TMR会員5人とポニョを見る
- 崖の上のポニョ/宮崎駿/2008
- というわけでTMR会員5人(だわ、シノ、緑虫、光彦、一式)でポニョを見てきた。感想を書きたいけど何から書けばいいのかわからない。とりあえず主にまだ見てない人に向けて箇条書きで書く。
- 竹熊健太郎も言っているが、「過去のどの宮崎アニメとも似ていません」。強いて言えばトトロ? トトロからイデオロギーとメッセージ性を抜き取ったらきっとこんな雰囲気の映画になる。
- 先入観を持って見てはいけない。ただ映画の流れに任せて見る、思考は最小限に抑える、それがこの映画の正しい見方。
- この映画はいわば、「話のうまいボケじいさんの話すおとぎ話」。何も考えず、ただうんうんと頷きながら話の面白さに身をゆだねよう。
- この映画はストーリーとしておかしいように感じたり、つながりがうまくないように思えたりする部分がたくさんあるが、突っ込んではいけない。

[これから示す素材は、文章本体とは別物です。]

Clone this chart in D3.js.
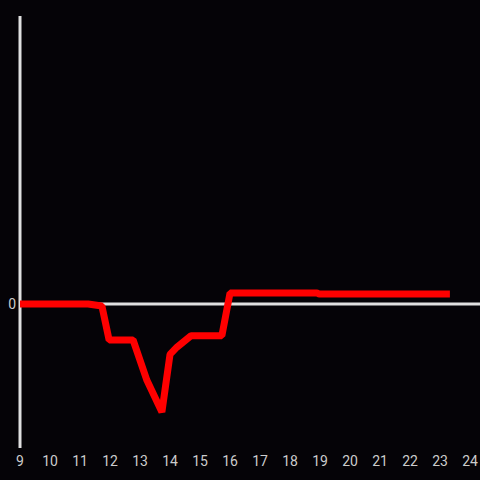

桃太郎や浦島太郎につっこみを入れないのと同じで、この映画にもやはりつっこみを入れてはいけない。
- この映画は夜見てはいけない。休日の昼間に見なければいけない。上映中に聞こえる子供たちの声まで含めて楽しむべき映画だと思う。
- この映画はあからさまに子供向け。家族で楽しめる映画を提供してきたスタジオジブリが作ってしまった、家族で見てはいけない映画「ゲド戦記」に対する反省・回答の意味は大いにあるだろう。僕がゲド戦記を見たときは子供が怖さのあまり泣いているのが聞こえた。対してポニョは徹底的に子供向け。これまでのジブリ映画のように「大人も子供も」楽しめる映画ではなく、「子供しか」楽しめない映画だ。大人はこの映画を楽しむために子供にならないといけない、大人の機能を停止させないといけない。
- 子供向けという狙いは成功しているように思える。僕が見たのは日曜日の午前11時過ぎだったわけだが、子供はなくべき所*1で泣いていたし、ポニョが出てくるところでは子供がポニョの名を呼んでいた。だわさんは「ポニョで泣くよりゲドで泣いてトラウマを作ったほうがいい」といったことを言っていたが*2心が汚れているとしか言いようがない。
- 子供たちがこの映画にのめりこんだ要因としてテレビCMの効果は大きなものだったと思う。CM放映は2週間ほど前からだったと思うが、その期間で日本中をポニョポニョ言わせた鈴木敏夫の手腕はやはりすごい。
- この映画は、たとえば「千と千尋の神隠し」などのように現実界と異界をさまよう映画ではなく、はじめから現実と異界が混ざっている話。そういう話は決して映画としてありえないわけではないが、普通映画でそういう話を扱う場合は、「この現実と異界が混ざる話だ」というテーマ立てが行われることが多いような気がする*3。あくまでどこかに現実界と異界を分ける線が存在する。この映画はそれがない。
- ただし、主人公と母親(CV/山口智子。サイコウ。このキャラがポニョの中で一番好き。運転はヤバ過ぎだけど。このキャラをもう一度見るためにももう一度見に行きたい。)の絆だけは確実なリアリティーをもっていた。家族の絆というものは僕が持っていないものの最たるなので心に響いた。父親(CV/長嶋一茂)はいなかった(笑)
- 叔母さんといとこ(5歳)が今度見に行くらしいので感想を心待ちにしている。
- とりあえず、まだ見てない人は一度見てみることをオススメします。この映画を見て、短いスパンであなたが幸せになれるかはわからないが、長いスパンで見れば損にはならない映画だと思います。
- 10点満点評価で8点か9点。あと2回は見に行きそう。